Khalid Abdullah Tariq Al Mansour Faissal Fahd Al Talal v. Fanning, 506 F. Supp. 186 (N.D. Cal. 1980)

U.S. District Court for the Northern District of California - 506 F. Supp. 186 (N.D. Cal. 1980)
September 25, 1980

506 F. Supp. 186 (1980)

KHALID ABDULLAH TARIQ AL MANSOUR FAISSAL FAHD AL TALAL, Concerned Black Americans In Support of Africa and the Middle East, Islamic Centers of America, Akbar Institute, Muslim League of Canada, Plaintiffs,
v.
David FANNING, Anthony Thomas, ATV of England, Lawrence K. Grossman, President of Public Broadcasting System, KQED Television Station, Public Broadcasting System, Does One Through One Hundred, Defendants.

Civ. No. C 80-1869 RPA.

United States District Court, N. D. California.

September 25, 1980.

Khalid Abdullah Tariq Al Mansour, Faissal Fahd Al Talal, San Francisco, Cal., for plaintiffs.

Stephen V. Bomse, Steven M. Block, Heller, Ehrman, White & McAuliffe, San Francisco, Cal., for defendants.

 

OPINION

AGUILAR, District Judge.

This is an action in which the plaintiffs claim that they consist of a class of "nearly one billion persons." They seek damages in the amount of twenty billion dollars because of the national television broadcast of the film "Death of a Princess." Plaintiffs include "followers of the Islamic faith throughout the world" and "Americans who are committed to a respect for world and Islamic traditions" (Complaint, Paragraph I). They allege that the film, which depicts the public execution of a Saudi Arabian princess for adultery, is "insulting and defamatory" to the Islamic religion. Defendants have moved to dismiss the complaint. For the reasons stated herein, the Court agrees with defendants that dismissal of this action is appropriate.

 

Jurisdiction.

Plaintiffs have not asserted a basis for this court to assume jurisdiction over the cause of action. No "short and plain statement of the grounds upon which the court's jurisdiction depends," as required by Rule 8(a) of the Federal Rules of Civil Procedure, has been filed. Assuming, however, that plaintiffs could articulate a federal jurisdictional base, the Court nevertheless holds that this suit is without merit.

 

The defamation claim.

 

A. Size of class.

The substance of plaintiffs' claim is that all Muslims a population which exceeds 600 million were defamed by the airing of "Death of a Princess." The law of defamation, however, does not give rise to such a cause of action. The aim of defamation law is to protect individuals; a group may be sufficiently large that a statement concerning it cannot defame individual group members. See Michigan United Conservation Clubs v. C.B.S. News, 485 F. Supp. 893 (W.D.Mich.1980); Fowler v. Curtis Publishing Co., 182 F.2d 377 (D.C.Cir.1950).

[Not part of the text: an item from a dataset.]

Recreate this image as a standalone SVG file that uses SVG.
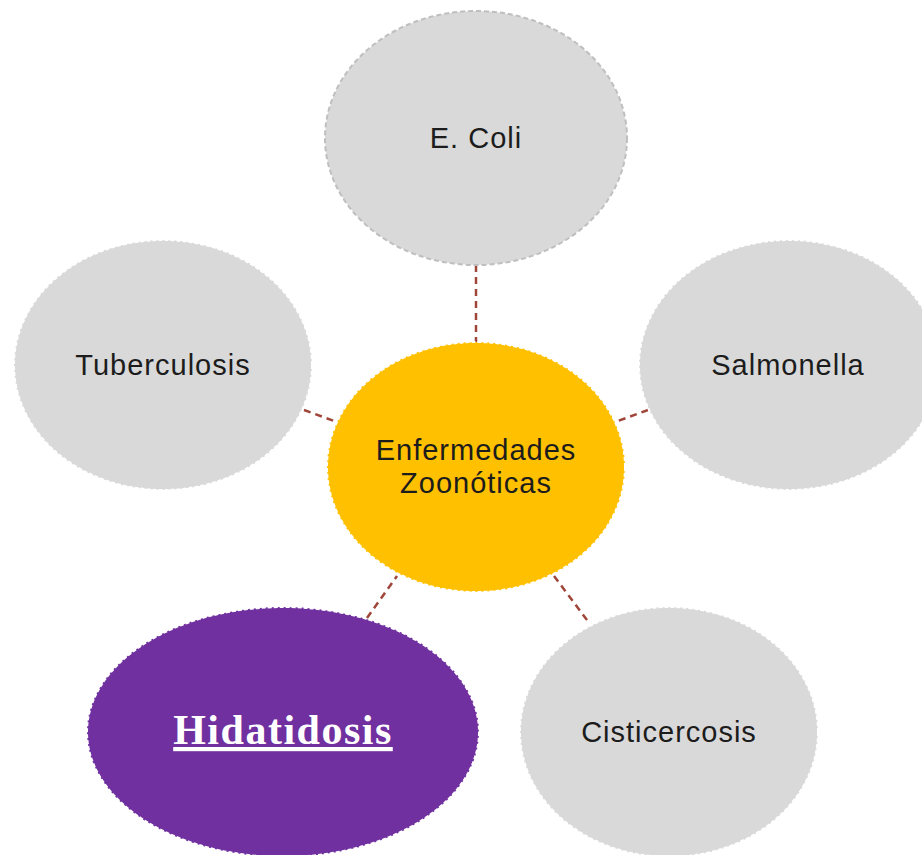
<svg xmlns="http://www.w3.org/2000/svg" width="922" height="855" viewBox="0 0 922 855">
<style>
.n{fill:#d9d9d9;stroke:#ffffff;stroke-width:2;stroke-dasharray:4 2}
.t{font-family:"Liberation Sans","DejaVu Sans",sans-serif;font-size:29px;fill:#1c1c1c;text-anchor:middle;letter-spacing:1px}
.c{stroke:#a0453a;stroke-width:2.5;stroke-dasharray:7 5;fill:none}
</style>
<rect width="922" height="855" fill="#ffffff"/>
<g id="connectors">
<line class="c" x1="476" y1="265" x2="476" y2="342"/>
<line class="c" x1="304" y1="410" x2="337" y2="422"/>
<line class="c" x1="648" y1="410" x2="615" y2="422"/>
<line class="c" x1="367" y1="618" x2="397" y2="576"/>
<line class="c" x1="554" y1="576" x2="590" y2="624"/>
</g>
<g id="ecoli">
<ellipse cx="476" cy="138" rx="151" ry="127" fill="#d9d9d9" stroke="#bfbfbf" stroke-width="2" stroke-dasharray="5 3"/>
<text class="t" x="476" y="148">E. Coli</text>
</g>
<g id="tuberculosis">
<ellipse class="n" cx="163" cy="365" rx="149" ry="125"/>
<text class="t" x="163" y="375">Tuberculosis</text>
</g>
<g id="salmonella">
<ellipse class="n" cx="789" cy="365" rx="150" ry="125"/>
<text class="t" x="788" y="375">Salmonella</text>
</g>
<g id="center">
<ellipse cx="476" cy="467" rx="149" ry="125" fill="#ffc000" stroke="#ffffff" stroke-width="2" stroke-dasharray="4 2"/>
<text class="t" x="476" y="460">Enfermedades</text>
<text class="t" x="476" y="493">Zoonóticas</text>
</g>
<g id="hidatidosis">
<ellipse cx="283" cy="732" rx="196" ry="125" fill="#7030a0" stroke="#ffffff" stroke-width="2" stroke-dasharray="4 2"/>
<text x="283" y="744" font-family="Liberation Serif,'DejaVu Serif',serif" font-weight="bold" font-size="42" fill="#ffffff" text-anchor="middle" letter-spacing="1.5" text-decoration="underline">Hidatidosis</text>
</g>
<g id="cisticercosis">
<ellipse class="n" cx="669" cy="732" rx="149" ry="125"/>
<text class="t" x="669" y="742">Cisticercosis</text>
</g>
</svg>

*187 In Michigan United Conservation Clubs, supra, a case involving a plaintiff class much smaller (one million persons) than the group here, the court observed as follows:

 
If plaintiffs were allowed to proceed with this claim, it could invite any number of vexatious lawsuits and seriously interfere with public discussion of issues, or groups, which are in the public eye. Statements about a religious, ethnic, or political group could invite thousands of lawsuits from disgruntled members of these groups claiming that the portrayal was inaccurate and thus libelous. Such suits would be especially damaging to the media, and could result in the public receiving less information about topics of general concern. 485 F. Supp. at 900.

The impact of this statement is dramatically amplified where defendants are alleged to have defamed over 600 million people. If the court were to permit an action to lie for the defamation of such a multitudinous group we would render meaningless the rights guaranteed by the First Amendment to explore issues of public import. See New York Times v. Sullivan, 376 U.S. 254, 84 S. Ct. 710, 11 L. Ed. 2d 686 (1964).

 

B. Failure to allege special damages.

Defendants correctly point out that even if the broadcast of "Death of a Princess" were to give rise to cognizable claims for relief for such a large class, plaintiffs' failure to allege special damages requires dismissal. Since the film apparently did not represent a slander per se, see White v. Valenta, 234 Cal. App. 2d 243, 44 Cal. Rptr. 241 (1965), recovery in this action must be predicated upon a showing of special damages. Plaintiffs have not established that any of these 600 million individuals have incurred special damages.

 

Conclusion.

Plaintiffs' request for twenty billion dollars in damages arising from "an international conspiracy to insult, ridicule, discredit and abuse followers of Islam throughout the world, Arabs, and the Kingdom of Saudi Arabia" (Complaint, Paragraph X), borders on the frivolous. However, it is sufficient for the disposition of this action simply to state that the plaintiffs have failed to demonstrate an actionable claim for defamation. For that reason, it is hereby ordered that defendant's motion for dismissal of plaintiffs' claims with prejudice is granted.